━━━ Records supplied

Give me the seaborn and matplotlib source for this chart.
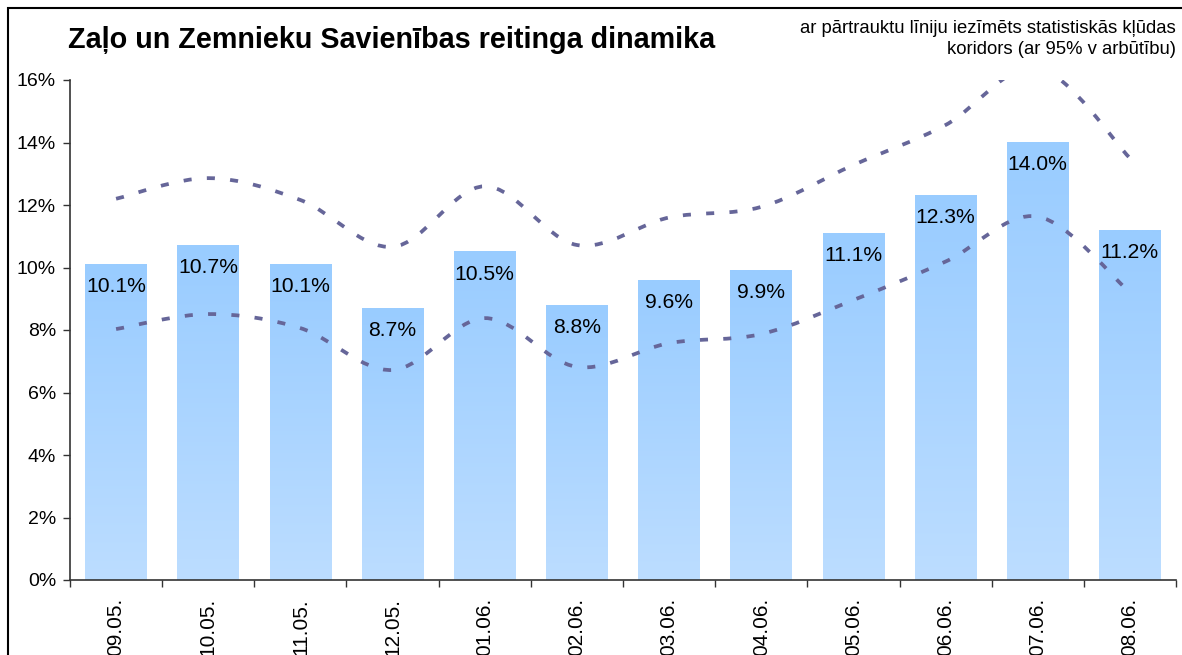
import numpy as np
import matplotlib
matplotlib.use('Agg')
import matplotlib.pyplot as plt
import seaborn as sns
from matplotlib.path import Path
from matplotlib.patches import PathPatch, Rectangle
from matplotlib.ticker import PercentFormatter, FixedLocator

# data
dates = ['09.05.', '10.05.', '11.05.', '12.05.', '01.06.', '02.06.',
         '03.06.', '04.06.', '05.06.', '06.06.', '07.06.', '08.06.']
rating = [10.1, 10.7, 10.1, 8.7, 10.5, 8.8, 9.6, 9.9, 11.1, 12.3, 14.0, 11.2]
upper = [12.2, 12.86, 12.16, 10.66, 12.6, 10.72, 11.6, 11.94, 13.28, 14.56, 16.4, 13.5]
lower = [8.03, 8.51, 8.06, 6.72, 8.38, 6.82, 7.58, 7.87, 8.96, 10.19, 11.63, 9.2]

title = 'Zaļo un Zemnieku Savienības reitinga dinamika'
note = 'ar pārtrauktu līniju iezīmēts statistiskās kļūdas\nkoridors (ar 95% v arbūtību)'

bar_top = '#99CCFF'
bar_bottom = '#BCDDFF'
line_color = '#666699'

sns.set_style('white')
plt.rcParams['font.family'] = ['Liberation Sans', 'DejaVu Sans']
plt.rcParams['text.color'] = 'black'
plt.rcParams['xtick.color'] = 'black'
plt.rcParams['ytick.color'] = 'black'

W, H = 1182, 655
fig = plt.figure(figsize=(W / 100, H / 100), dpi=100)
ax = fig.add_axes([70 / W, 75 / H, 1106 / W, 500 / H])

sns.barplot(x=dates, y=rating, ax=ax, width=0.67, color=bar_top, saturation=1)

# gradient fill on each bar (darker on top, lighter at the bottom)
grad = np.linspace(0, 1, 100)[:, None, None]
c0 = np.array(matplotlib.colors.to_rgb(bar_top))
c1 = np.array(matplotlib.colors.to_rgb(bar_bottom))
img = c0 * (1 - grad) + c1 * grad
for p in ax.patches:
    x0, w, h = p.get_x(), p.get_width(), p.get_height()
    p.set_facecolor('none')
    p.set_edgecolor('none')
    ax.imshow(img, extent=(x0, x0 + w, 0, h), origin='upper',
              aspect='auto', zorder=1, interpolation='bilinear')


# smoothed dashed corridor lines (Excel-like smoothing)
def smooth_path(ys):
    pts = np.column_stack([np.arange(len(ys)), ys]).astype(float)
    verts = [pts[0]]
    codes = [Path.MOVETO]
    n = len(pts)
    for i in range(n - 1):
        p0 = pts[max(i - 1, 0)]
        p1 = pts[i]
        p2 = pts[i + 1]
        p3 = pts[min(i + 2, n - 1)]
        verts += [p1 + (p2 - p0) / 6, p2 - (p3 - p1) / 6, p2]
        codes += [Path.CURVE4] * 3
    return Path(verts, codes)


lw = 2.7
for ys in (upper, lower):
    pp = PathPatch(smooth_path(ys), fill=False, edgecolor=line_color,
                   lw=lw, linestyle=(0, (5.8 / lw, 11 / lw)),
                   capstyle='butt', zorder=3)
    ax.add_patch(pp)

# value labels inside the bars
for i, v in enumerate(rating):
    ax.annotate(f'{v:.1f}%', (i, v), xytext=(0, -16), textcoords='offset points',
                ha='center', va='center', fontsize=15.2, color='black', zorder=4)

ax.set_xlim(-0.5, len(dates) - 0.5)
ax.set_ylim(0, 16)
ax.set_yticks(range(0, 17, 2))
ax.yaxis.set_major_formatter(PercentFormatter(decimals=0))
ax.xaxis.set_minor_locator(FixedLocator(np.arange(-0.5, len(dates), 1)))
ax.tick_params(axis='x', which='major', length=0, pad=13, labelsize=15, rotation=90)
ax.tick_params(axis='x', which='minor', length=5, width=1, color='#333333', bottom=True)
ax.tick_params(axis='y', length=5, width=1, color='#333333', labelsize=14, pad=5, left=True)
for lbl in ax.get_xticklabels():
    lbl.set_va('top')
ax.set_xlabel('')
ax.set_ylabel('')
sns.despine(ax=ax)
for s in ('left', 'bottom'):
    ax.spines[s].set_color('#333333')
    ax.spines[s].set_linewidth(1.2)

fig.text(68 / W, 1 - 48 / H, title, fontsize=20.7, fontweight='bold', va='baseline', ha='left')
fig.text(1176 / W, 1 - 39 / H, note, fontsize=13.3, ha='right', va='center',
         multialignment='right', linespacing=1.35)

# outer frame (only left and top edges visible in the crop)
fig.add_artist(Rectangle((8 / W, -0.2), 1.5, 1 - 8 / H + 0.2, transform=fig.transFigure,
                         fill=False, edgecolor='black', lw=1.5))

fig.savefig('out.png', dpi=100)
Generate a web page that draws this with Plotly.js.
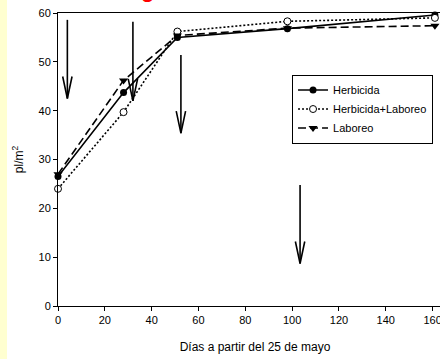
<!DOCTYPE html>
<html>
<head>
<meta charset="utf-8">
<script src="https://cdn.plot.ly/plotly-3.0.1.min.js"></script>
<style>
html, body { margin:0; padding:0; overflow:hidden; }
body { width:440px; height:359px; background: linear-gradient(to right, #FFFFD0 7px, #ffffff 7px); }
#wrap { width:440px; height:359px; overflow:hidden; position:relative; }
#chart { width:452px; height:359px; }
</style>
</head>
<body>
<div id="wrap"><div id="chart"></div></div>
<script>
// Data
var days       = [0, 28, 51, 98, 161];
var herbicida  = [26.5, 43.7, 55.0, 56.8, 59.6];
var herbLab    = [24.0, 39.7, 56.2, 58.3, 59.0];
var laboreo    = [27.0, 46.2, 55.4, 56.9, 57.4];
var seriesNames = ["Herbicida", "Herbicida+Laboreo", "Laboreo"];

// Arrows marking events (x position, top and tip in y units)
var arrowX   = [4, 32, 52.5, 103.4];
var arrowTop = [58.6, 58.2, 51.4, 24.8];
var arrowTip = [42.5, 42.0, 35.4, 8.7];

var xTicks = [0, 20, 40, 60, 80, 100, 120, 140, 160];
var yTicks = [0, 10, 20, 30, 40, 50, 60];

var FONT = "Liberation Sans, Arial, sans-serif";
var traces = [];

// arrows: shaft + open V head
var headLen = 4.5, headHalf = 2.0;
for (var i = 0; i < arrowX.length; i++) {
  var ax = arrowX[i];
  traces.push({
    x: [ax, ax, null, ax - headHalf, ax, ax + headHalf],
    y: [arrowTop[i], arrowTip[i], null, arrowTip[i] + headLen, arrowTip[i], arrowTip[i] + headLen],
    mode: "lines", line: {color: "#000", width: 1.6},
    showlegend: false, hoverinfo: "skip", cliponaxis: false
  });
}

traces.push({
  x: days, y: herbicida, name: seriesNames[0], mode: "lines+markers",
  line: {color: "#000", width: 1.6, dash: "solid"},
  marker: {symbol: "circle", size: 7, color: "#000"}, cliponaxis: false
});
traces.push({
  x: days, y: herbLab, name: seriesNames[1], mode: "lines+markers",
  line: {color: "#000", width: 1.6, dash: "2px,2px"},
  marker: {symbol: "circle", size: 7, color: "#fff", line: {color: "#000", width: 1}}, cliponaxis: false
});
traces.push({
  x: days, y: laboreo, name: seriesNames[2], mode: "lines+markers",
  line: {color: "#000", width: 1.6, dash: "8px,4px"},
  marker: {symbol: "triangle-down", size: 8, color: "#000"}, cliponaxis: false
});

var layout = {
  width: 452, height: 359,
  margin: {l: 57.7, r: 0, t: 12.5, b: 53},
  paper_bgcolor: "rgba(0,0,0,0)",
  plot_bgcolor: "#ffffff",
  font: {family: FONT, size: 11, color: "#000"},
  showlegend: true,
  legend: {
    x: 0.594, y: 0.79, xanchor: "left", yanchor: "top",
    bgcolor: "#fff", bordercolor: "#000", borderwidth: 1,
    font: {family: FONT, size: 11, color: "#000"}
  },
  xaxis: {
    range: [0, 168.3], tickvals: xTicks, ticktext: xTicks.map(String),
    showgrid: false, zeroline: false, showline: true, linecolor: "#000", linewidth: 1,
    mirror: true, ticks: "outside", ticklen: 4, tickcolor: "#000",
    tickfont: {family: FONT, size: 11},
    title: {text: "Días a partir del 25 de mayo", font: {family: FONT, size: 12}, standoff: 17}
  },
  yaxis: {
    range: [0, 60], tickvals: yTicks, ticktext: yTicks.map(String),
    showgrid: false, zeroline: false, showline: true, linecolor: "#000", linewidth: 1,
    ticks: "outside", ticklen: 4, tickcolor: "#000",
    tickfont: {family: FONT, size: 11},
    title: {text: "pl/m<sup>2</sup>", font: {family: FONT, size: 12}, standoff: 12}
  },
  annotations: [{
    text: "g", xref: "paper", yref: "paper", x: 0.2265, y: 1.03,
    xanchor: "center", yanchor: "bottom", showarrow: false,
    font: {family: FONT, size: 22, color: "#ff0000", weight: "bold"}
  }]
};

Plotly.newPlot("chart", traces, layout, {displayModeBar: false, staticPlot: true});
</script>
</body>
</html>
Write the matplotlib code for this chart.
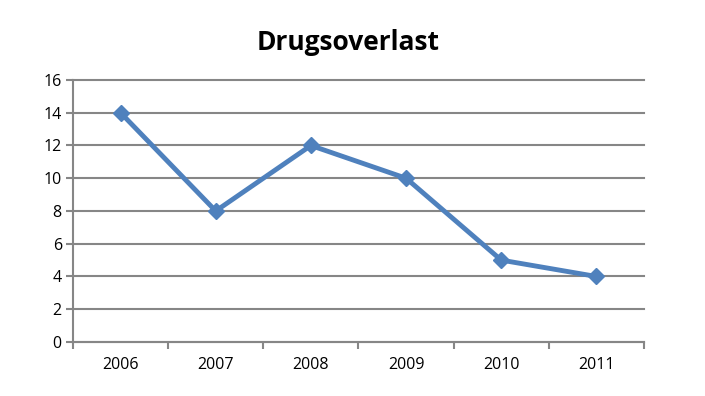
import matplotlib.pyplot as plt
import numpy as np

plt.rcParams['font.family'] = ['Open Sans', 'DejaVu Sans']

# Data
years = ['2006', '2007', '2008', '2009', '2010', '2011']
values = [14, 8, 12, 10, 5, 4]

fig = plt.figure(figsize=(7.05, 3.96), dpi=100)
ax = fig.add_axes([0.1035, 0.1364, 0.81, 0.6616])

x = np.arange(len(years)) + 0.5
ax.plot(x, values, color='#4F81BD', linewidth=3.5, marker='D', markersize=8,
        markeredgecolor='#4F81BD', markerfacecolor='#4F81BD', zorder=3)

ax.set_xlim(0, len(years))
ax.set_ylim(0, 16)
ax.set_yticks(range(0, 17, 2))
ax.yaxis.grid(True, color='#868686', linewidth=1.5)
ax.set_axisbelow(True)
for gl in ax.get_ygridlines():
    gl.set_clip_on(False)

# category boundaries as major ticks, labels at the centres
ax.set_xticks(range(0, len(years) + 1))
ax.set_xticklabels([])
ax.set_xticks(x, minor=True)
ax.set_xticklabels(years, minor=True)
ax.tick_params(axis='x', which='minor', length=0, pad=11, labelsize=11.5)
ax.tick_params(axis='x', which='major', length=5, width=1.5, color='#868686', direction='out')
ax.tick_params(axis='y', length=5, width=1.5, color='#868686', labelsize=11.5, pad=3)

for side in ['top', 'right']:
    ax.spines[side].set_visible(False)
for side in ['left', 'bottom']:
    ax.spines[side].set_color('#868686')
    ax.spines[side].set_linewidth(1.5)

fig.text(0.494, 0.893, 'Drugsoverlast', ha='center', va='center',
         fontsize=19, fontweight='bold')

plt.savefig('out.png', dpi=100)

━━━━━━

## Instruction
Produce an exact copy of the lines from the line containing "Write the matplotlib code for this chart." through the last line of the records, with no pictures and no other text.

## Written reply
Write the matplotlib code for this chart.
import matplotlib.pyplot as plt
import numpy as np

plt.rcParams['font.family'] = ['Open Sans', 'DejaVu Sans']

# Data
years = ['2006', '2007', '2008', '2009', '2010', '2011']
values = [14, 8, 12, 10, 5, 4]

fig = plt.figure(figsize=(7.05, 3.96), dpi=100)
ax = fig.add_axes([0.1035, 0.1364, 0.81, 0.6616])

x = np.arange(len(years)) + 0.5
ax.plot(x, values, color='#4F81BD', linewidth=3.5, marker='D', markersize=8,
        markeredgecolor='#4F81BD', markerfacecolor='#4F81BD', zorder=3)

ax.set_xlim(0, len(years))
ax.set_ylim(0, 16)
ax.set_yticks(range(0, 17, 2))
ax.yaxis.grid(True, color='#868686', linewidth=1.5)
ax.set_axisbelow(True)
for gl in ax.get_ygridlines():
    gl.set_clip_on(False)

# category boundaries as major ticks, labels at the centres
ax.set_xticks(range(0, len(years) + 1))
ax.set_xticklabels([])
ax.set_xticks(x, minor=True)
ax.set_xticklabels(years, minor=True)
ax.tick_params(axis='x', which='minor', length=0, pad=11, labelsize=11.5)
ax.tick_params(axis='x', which='major', length=5, width=1.5, color='#868686', direction='out')
ax.tick_params(axis='y', length=5, width=1.5, color='#868686', labelsize=11.5, pad=3)

for side in ['top', 'right']:
    ax.spines[side].set_visible(False)
for side in ['left', 'bottom']:
    ax.spines[side].set_color('#868686')
    ax.spines[side].set_linewidth(1.5)

fig.text(0.494, 0.893, 'Drugsoverlast', ha='center', va='center',
         fontsize=19, fontweight='bold')

plt.savefig('out.png', dpi=100)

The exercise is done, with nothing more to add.